Government legislation such as that giving itself the power to break up recalcitrant energy companies (to be introduced next week) will both test the House crossbenchers and give them openings to pursue their issues.
When on Thursday Labor tried to suspend standing orders to move a motion condemning the government on multiple fronts, the crossbenchers went in all directions.
Wilkie and the Greens’ Adam Bandt supported Labor; Bob Katter voted with the government; the women - Cathy McGowan, Rebekha Sharkie, Phelps and Banks - abstained. The vote was lost 66-68.
Within the expanded crossbench, the four women have formed a defacto mutually-supportive subgroup. Phelps has confirmed she counselled Banks before she defected. “Julia reached out to me for some consultation about what that process might look and feel like, and I indicated that I would be there to support her in that transition,” Phelps said.
While the Liberals are losing out politically because of their low female representation and their inability to properly address that problem, on the House crossbench the women are now standouts (and a majority).

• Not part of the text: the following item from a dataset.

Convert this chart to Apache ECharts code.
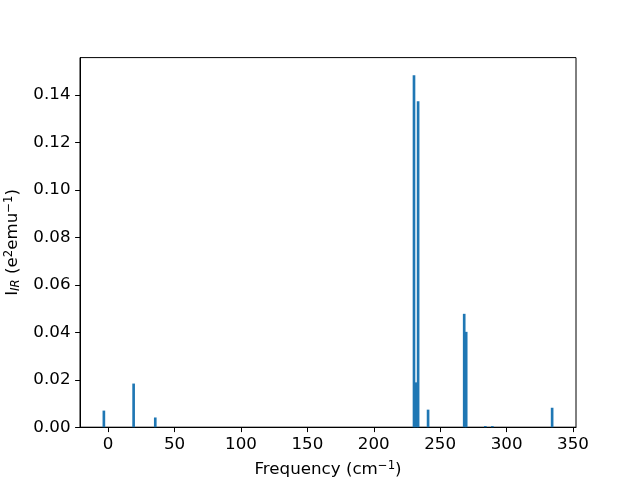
<!DOCTYPE html>
<html>
<head>
<meta charset="utf-8">
<script src="https://cdn.jsdelivr.net/npm/echarts@6/dist/echarts.min.js"></script>
<style>html,body{margin:0;padding:0;background:#fff}#c{width:640px;height:480px}</style>
</head>
<body>
<div id="c"></div>
<script>
const frequencies = [-3.2, 19.2, 35.5, 231.8, 230.3, 233.4, 240.9, 268.1, 269.6, 284.0, 289.3, 334.3];
const intensities = [0.0070, 0.0184, 0.0041, 0.0189, 0.1484, 0.1374, 0.0074, 0.0478, 0.0402, 0.0005, 0.0005, 0.0082];
const xTicks = [0, 50, 100, 150, 200, 250, 300, 350];
const yTicks = [0, 0.02, 0.04, 0.06, 0.08, 0.10, 0.12, 0.14];
const barWidth = 2;

const lo = Math.min(...frequencies) - barWidth / 2;
const hi = Math.max(...frequencies) + barWidth / 2;
const xMin = lo - 0.05 * (hi - lo), xMax = hi + 0.05 * (hi - lo);
const yMax = Math.max(...intensities) * 1.05;

const font = 'DejaVu Sans';
const fs = 16.7;
const sup = {fontFamily: font, fontSize: 11.7, color: '#000', padding: [0, 0, 7, 0]};
const sub = {fontFamily: font, fontSize: 11.7, fontStyle: 'italic', color: '#000', padding: [7, 0, 0, 0]};
const main = {fontFamily: font, fontSize: fs, color: '#000'};

const chart = echarts.init(document.getElementById('c'), null, {renderer: 'canvas'});
chart.setOption({
  animation: false,
  backgroundColor: '#fff',
  grid: {left: 80, right: 64, top: 57.6, bottom: 52.8, containLabel: false, outerBoundsMode: 'none',
    show: true, borderColor: '#000', borderWidth: 1, backgroundColor: 'transparent'},
  xAxis: {
    type: 'value', min: xMin, max: xMax,
    name: '{m|Frequency (cm}{p|\u22121}{m|)}', nameLocation: 'middle', nameGap: 33,
    nameTextStyle: {fontFamily: font, fontSize: fs, color: '#000', rich: {m: main, p: sup}},
    axisLine: {show: true, onZero: false, lineStyle: {color: '#000', width: 1}},
    axisTick: {show: true, inside: false, length: 4.9, lineStyle: {color: '#000'}, customValues: xTicks},
    axisLabel: {fontFamily: font, fontSize: fs, color: '#000', margin: 9, customValues: xTicks, formatter: v => String(v)},
    splitLine: {show: false}
  },
  yAxis: {
    type: 'value', min: 0, max: yMax,
    name: '{m|I}{s|IR}{m| (e}{p|2}{m|emu}{p|\u22121}{m|)}', nameLocation: 'middle', nameGap: 53, nameRotate: 90,
    nameTextStyle: {fontFamily: font, fontSize: fs, color: '#000', rich: {m: main, s: sub, p: sup}},
    axisLine: {show: true, onZero: false, lineStyle: {color: '#000', width: 1}},
    axisTick: {show: true, inside: false, length: 4.9, lineStyle: {color: '#000'}, customValues: yTicks},
    axisLabel: {fontFamily: font, fontSize: fs, color: '#000', margin: 9.5, customValues: yTicks, formatter: v => v.toFixed(2)},
    splitLine: {show: false}
  },
  series: [{
    type: 'custom',
    data: frequencies.map((f, i) => [f, intensities[i]]),
    encode: {x: 0, y: 1},
    renderItem: function (params, api) {
      const x = api.value(0), h = api.value(1);
      const p0 = api.coord([x - barWidth / 2, 0]);
      const p1 = api.coord([x + barWidth / 2, h]);
      return {type: 'rect', shape: {x: p0[0], y: p1[1], width: p1[0] - p0[0], height: p0[1] - p1[1]}, style: {fill: '#1f77b4'}};
    }
  }]
});
</script>
</body>
</html>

On Thursday they came to Morrison’s rescue. If three of the four had voted with the opposition, the Labor motion would have received a simple majority.
It would not have achieved the absolute majority needed to suspend standing orders, but losing on the straight numbers would have been very embarrassing for the Prime Minister, a symbol of his government’s new, diminished status.
Sharkie later explained that “we abstain on what we see as party political games”, though adding that she wasn’t disputing there were facts in some of the points in the motion.
Labor believed the four had missed an opportunity to deliver a soft blow to the government. Looked at another way, the women may have banked some credit with the government for other things.
As he left for his weekend at the G20 in Argentina, the action – or inaction – of the four female crossbenchers gave Morrison a small salve to apply to the black eye he received earlier in the week from one of their number.